§ **PROBLEM REQUIREMENTS**
From the entries that follow, list every line in which the string "this" appears.
* BEGIN *
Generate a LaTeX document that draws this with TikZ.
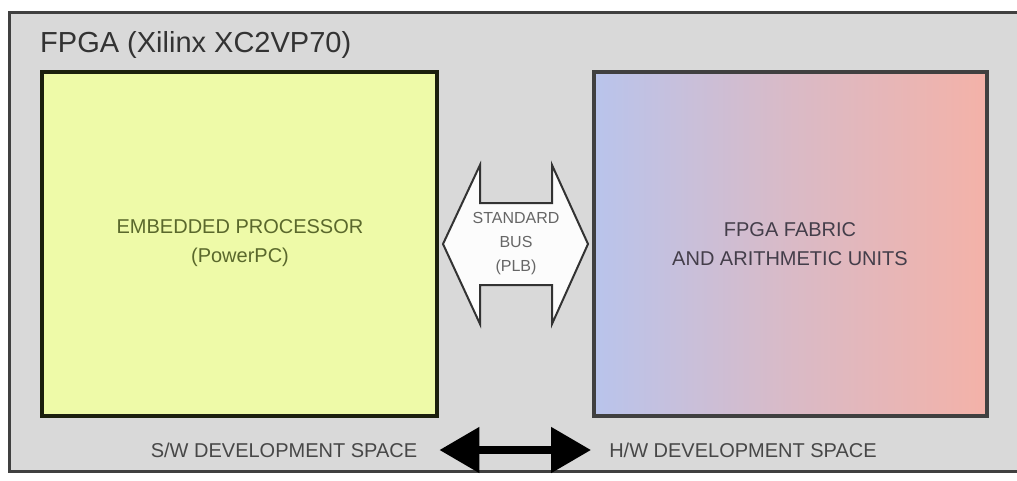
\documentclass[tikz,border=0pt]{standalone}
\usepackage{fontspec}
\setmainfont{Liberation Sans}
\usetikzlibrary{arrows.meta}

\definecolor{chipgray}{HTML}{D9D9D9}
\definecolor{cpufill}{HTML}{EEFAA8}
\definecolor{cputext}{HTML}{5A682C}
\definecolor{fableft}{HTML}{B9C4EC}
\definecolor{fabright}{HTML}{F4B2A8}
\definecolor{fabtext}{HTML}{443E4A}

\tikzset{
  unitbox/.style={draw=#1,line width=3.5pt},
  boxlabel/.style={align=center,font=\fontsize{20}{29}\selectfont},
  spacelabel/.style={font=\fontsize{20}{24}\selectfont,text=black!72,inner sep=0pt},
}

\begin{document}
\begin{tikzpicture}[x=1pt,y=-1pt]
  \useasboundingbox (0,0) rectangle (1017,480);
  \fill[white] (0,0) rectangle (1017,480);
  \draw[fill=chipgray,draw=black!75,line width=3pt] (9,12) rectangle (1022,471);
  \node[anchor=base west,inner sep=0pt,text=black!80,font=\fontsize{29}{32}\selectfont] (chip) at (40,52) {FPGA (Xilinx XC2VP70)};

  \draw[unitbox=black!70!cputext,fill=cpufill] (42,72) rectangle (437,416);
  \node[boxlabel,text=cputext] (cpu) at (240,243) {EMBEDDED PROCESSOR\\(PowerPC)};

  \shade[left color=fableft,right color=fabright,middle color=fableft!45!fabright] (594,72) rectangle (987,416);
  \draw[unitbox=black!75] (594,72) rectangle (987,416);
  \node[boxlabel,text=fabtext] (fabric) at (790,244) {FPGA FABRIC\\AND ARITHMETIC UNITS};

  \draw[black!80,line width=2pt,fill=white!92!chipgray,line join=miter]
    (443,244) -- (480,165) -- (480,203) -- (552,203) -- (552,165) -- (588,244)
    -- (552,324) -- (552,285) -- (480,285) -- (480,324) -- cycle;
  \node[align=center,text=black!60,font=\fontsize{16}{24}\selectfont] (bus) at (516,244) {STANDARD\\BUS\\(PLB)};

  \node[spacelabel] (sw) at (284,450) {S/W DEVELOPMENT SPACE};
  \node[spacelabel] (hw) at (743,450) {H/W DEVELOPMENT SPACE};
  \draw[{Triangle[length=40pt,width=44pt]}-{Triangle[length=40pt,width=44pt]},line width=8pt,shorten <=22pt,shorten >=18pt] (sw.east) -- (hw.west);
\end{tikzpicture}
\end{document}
* END *
* BEGIN *
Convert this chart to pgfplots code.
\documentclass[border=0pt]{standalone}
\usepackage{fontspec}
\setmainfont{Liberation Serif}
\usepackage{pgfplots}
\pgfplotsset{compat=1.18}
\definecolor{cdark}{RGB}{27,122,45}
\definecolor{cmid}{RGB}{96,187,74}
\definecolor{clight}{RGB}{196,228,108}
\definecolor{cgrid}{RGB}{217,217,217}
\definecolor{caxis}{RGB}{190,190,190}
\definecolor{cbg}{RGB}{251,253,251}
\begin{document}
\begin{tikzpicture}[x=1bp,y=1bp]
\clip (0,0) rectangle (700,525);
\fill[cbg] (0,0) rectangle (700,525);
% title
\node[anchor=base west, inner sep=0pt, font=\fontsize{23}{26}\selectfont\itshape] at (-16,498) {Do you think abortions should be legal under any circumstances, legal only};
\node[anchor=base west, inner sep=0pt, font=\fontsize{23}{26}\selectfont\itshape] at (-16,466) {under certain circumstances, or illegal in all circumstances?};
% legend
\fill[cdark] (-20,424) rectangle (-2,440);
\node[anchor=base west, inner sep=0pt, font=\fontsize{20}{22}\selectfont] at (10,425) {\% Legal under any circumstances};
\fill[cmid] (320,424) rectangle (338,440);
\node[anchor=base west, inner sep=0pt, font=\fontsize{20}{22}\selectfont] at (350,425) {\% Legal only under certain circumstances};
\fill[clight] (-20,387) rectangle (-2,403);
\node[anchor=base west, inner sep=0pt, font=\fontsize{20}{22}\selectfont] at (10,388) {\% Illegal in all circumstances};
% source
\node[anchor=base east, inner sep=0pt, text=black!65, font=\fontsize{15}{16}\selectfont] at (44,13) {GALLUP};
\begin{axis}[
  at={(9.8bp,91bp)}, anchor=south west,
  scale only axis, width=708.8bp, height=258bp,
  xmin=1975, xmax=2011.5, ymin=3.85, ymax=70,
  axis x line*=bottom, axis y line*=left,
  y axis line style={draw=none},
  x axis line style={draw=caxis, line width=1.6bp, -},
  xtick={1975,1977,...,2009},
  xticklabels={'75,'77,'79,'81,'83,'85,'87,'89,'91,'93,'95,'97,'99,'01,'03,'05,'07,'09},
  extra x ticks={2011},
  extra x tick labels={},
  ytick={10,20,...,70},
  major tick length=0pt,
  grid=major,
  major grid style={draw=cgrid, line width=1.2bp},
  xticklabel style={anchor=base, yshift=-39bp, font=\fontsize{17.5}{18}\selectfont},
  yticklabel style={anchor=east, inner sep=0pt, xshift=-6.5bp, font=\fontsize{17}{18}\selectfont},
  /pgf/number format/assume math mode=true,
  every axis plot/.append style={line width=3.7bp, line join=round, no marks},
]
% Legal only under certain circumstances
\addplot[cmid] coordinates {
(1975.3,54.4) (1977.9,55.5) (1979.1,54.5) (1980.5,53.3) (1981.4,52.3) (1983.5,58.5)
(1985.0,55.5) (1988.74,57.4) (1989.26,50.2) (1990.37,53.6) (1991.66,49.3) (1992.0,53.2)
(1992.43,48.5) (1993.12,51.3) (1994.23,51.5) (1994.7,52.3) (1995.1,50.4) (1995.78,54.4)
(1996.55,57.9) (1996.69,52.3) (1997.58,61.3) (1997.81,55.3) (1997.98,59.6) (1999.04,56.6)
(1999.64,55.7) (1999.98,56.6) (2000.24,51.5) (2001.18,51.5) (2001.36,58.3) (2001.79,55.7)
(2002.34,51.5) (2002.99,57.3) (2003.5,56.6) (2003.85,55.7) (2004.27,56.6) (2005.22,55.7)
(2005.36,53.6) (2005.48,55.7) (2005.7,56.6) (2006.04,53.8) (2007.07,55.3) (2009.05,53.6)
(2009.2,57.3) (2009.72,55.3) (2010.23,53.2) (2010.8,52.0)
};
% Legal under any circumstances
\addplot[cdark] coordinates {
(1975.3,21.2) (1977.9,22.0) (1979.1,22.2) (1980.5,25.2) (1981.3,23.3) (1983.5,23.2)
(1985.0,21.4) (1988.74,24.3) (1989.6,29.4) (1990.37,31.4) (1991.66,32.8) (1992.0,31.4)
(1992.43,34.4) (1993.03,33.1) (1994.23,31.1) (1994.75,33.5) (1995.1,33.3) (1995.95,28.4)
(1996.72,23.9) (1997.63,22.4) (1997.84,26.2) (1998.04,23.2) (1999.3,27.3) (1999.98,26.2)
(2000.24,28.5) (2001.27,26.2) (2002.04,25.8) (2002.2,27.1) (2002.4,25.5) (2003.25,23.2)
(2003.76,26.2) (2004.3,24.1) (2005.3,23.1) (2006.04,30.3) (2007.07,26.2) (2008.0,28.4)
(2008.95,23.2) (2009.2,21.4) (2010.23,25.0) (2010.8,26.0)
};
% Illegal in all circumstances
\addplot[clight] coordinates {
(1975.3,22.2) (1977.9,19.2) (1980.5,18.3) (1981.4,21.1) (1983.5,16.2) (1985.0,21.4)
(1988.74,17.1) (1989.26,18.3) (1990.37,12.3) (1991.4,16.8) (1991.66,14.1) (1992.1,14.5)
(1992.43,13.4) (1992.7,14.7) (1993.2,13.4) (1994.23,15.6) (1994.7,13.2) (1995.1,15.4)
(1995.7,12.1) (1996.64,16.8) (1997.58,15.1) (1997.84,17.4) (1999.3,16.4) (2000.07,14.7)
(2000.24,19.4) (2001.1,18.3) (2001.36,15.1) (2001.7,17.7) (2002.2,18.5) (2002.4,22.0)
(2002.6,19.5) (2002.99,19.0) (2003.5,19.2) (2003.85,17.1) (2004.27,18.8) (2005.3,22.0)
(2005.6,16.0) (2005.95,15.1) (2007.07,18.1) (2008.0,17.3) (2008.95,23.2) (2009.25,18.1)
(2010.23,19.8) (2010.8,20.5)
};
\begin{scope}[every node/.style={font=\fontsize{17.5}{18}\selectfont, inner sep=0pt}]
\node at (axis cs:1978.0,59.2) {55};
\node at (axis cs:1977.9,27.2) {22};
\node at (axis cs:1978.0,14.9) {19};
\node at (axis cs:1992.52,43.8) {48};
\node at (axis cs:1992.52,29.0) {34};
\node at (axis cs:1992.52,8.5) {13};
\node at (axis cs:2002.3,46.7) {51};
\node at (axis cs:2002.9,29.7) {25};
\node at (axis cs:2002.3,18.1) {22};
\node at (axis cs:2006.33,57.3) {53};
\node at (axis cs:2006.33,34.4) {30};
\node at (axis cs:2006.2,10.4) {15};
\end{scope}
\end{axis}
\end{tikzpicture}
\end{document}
* END *
§ **FINAL ANSWER**
Generate a LaTeX document that draws this with TikZ.
Convert this chart to pgfplots code.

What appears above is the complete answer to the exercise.